A few days ago we had Scottish Natural Heritage, the Government’s statutory nature conservation body, promoting Scotland’s dead wildlife pantry and the grouse shooting industry, claiming that red grouse are ‘healthy’, natural’ and harvested ‘sustainably’ when actually they’re anything but (see here).
And now we have Scotland’s Environment Minister, Dr Aileen McLeod, praising “the significant and valuable contribution” of the Scottish Gamekeepers’ Association as she presented the SGA’s Young Gamekeeper of the Year Award 2015 at the Scottish Game Fair yesterday. Here’s what she had to say:
“I just want to say, obviously, thank you very much, Alex [Hogg], and I’m absolutely delighted to be invited here this afternoon, this is obviously my first time I’ve ever been to the game fair as well so I’m really delighted to be here, the opportunity to be next to Alex and this young man as well [Duncan Seaton, the recipient of the award], so also I just thought it’d be a good opportunity just to thank the Scottish Gamekeepers’ Association for all the long term support which you have provided to Scottish Government in various areas of policy, development and implementation and making sure we are implementing best practices of conservation and wildlife and wildlife management and I think to be really honest without your guys significant and valuable contribution to the management of Scotland’s countryside, we really wouldn’t have the world famous landscapes which many people from home and abroad enjoy which makes such a valuable contribution to Scotland’s rural economy“.

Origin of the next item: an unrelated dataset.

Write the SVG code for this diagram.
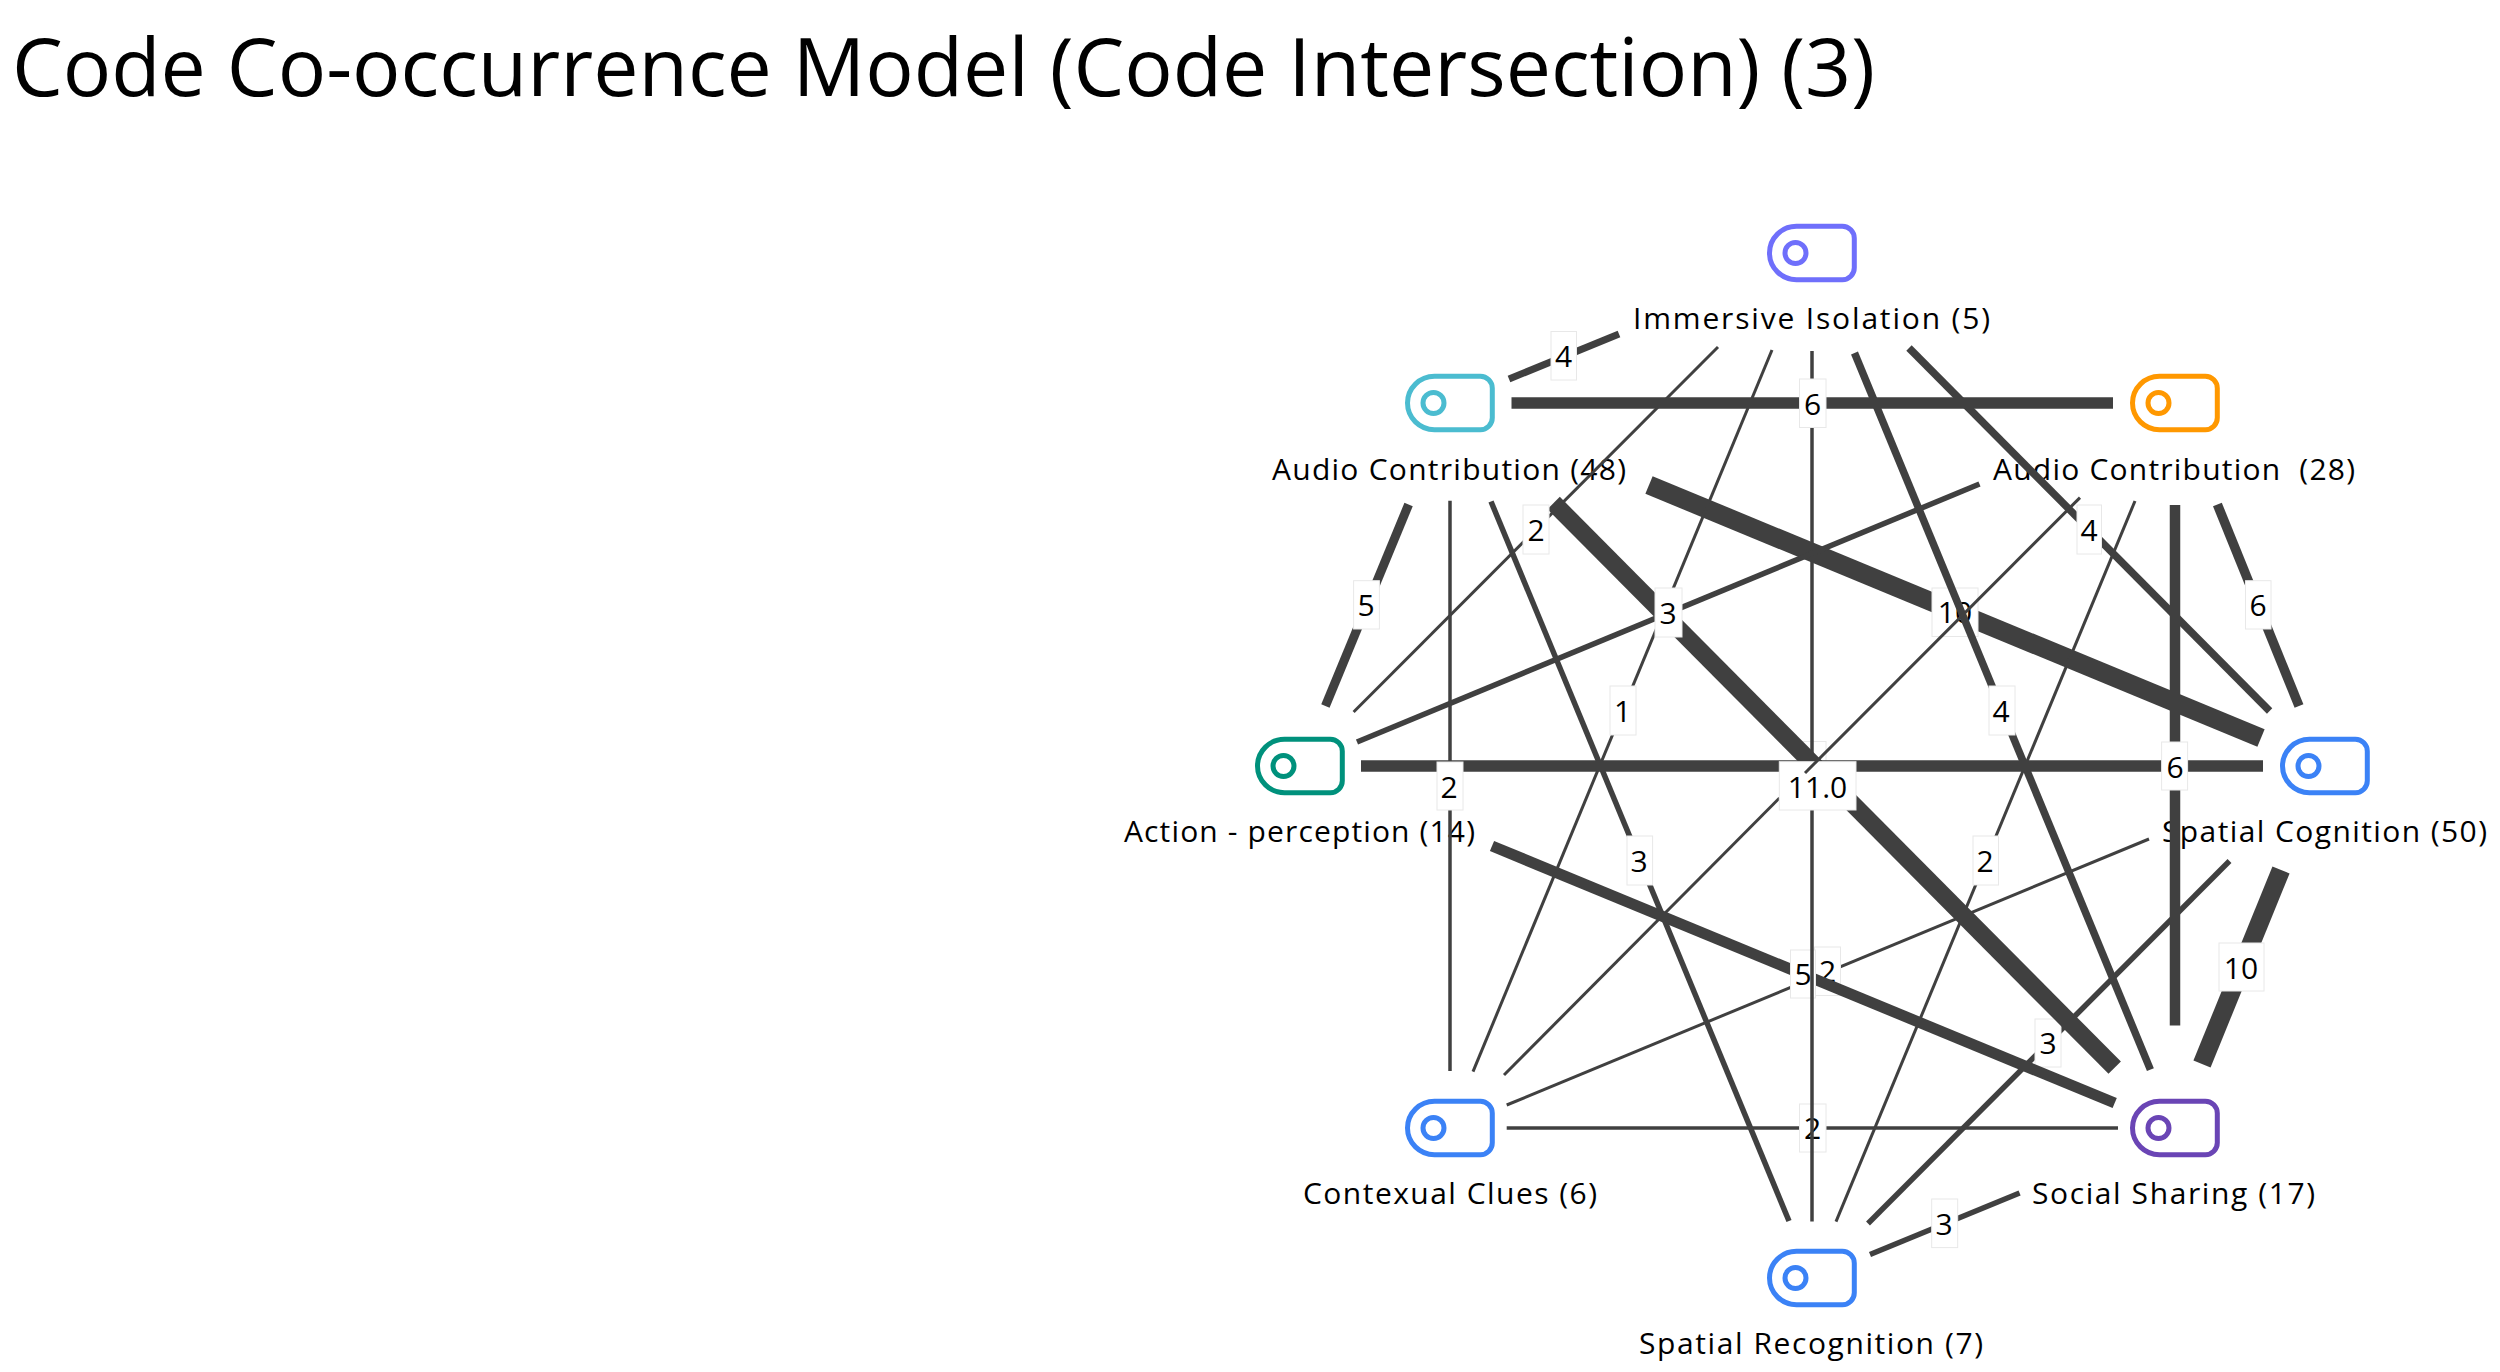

You can watch the video here.
No mention, then, of the hundreds of thousands of native animals that are snared, trapped and shot on an industrial scale every year by gamekeepers to ensure that an artificially high surplus of game birds (some non-native) is available to be, er, shot? And that’s just the legal killing. No mention either of the illegal poisoning, trapping, shooting and beating to death of protected wildlife, particularly birds of prey, which we know takes place on a significant scale because it affects the population range of a number of species; that doesn’t happen on that scale if it’s ‘just a few rogues at it’.
We’ve been waiting for Dr McLeod to show her hand since she first took office last November. It looks like she just has.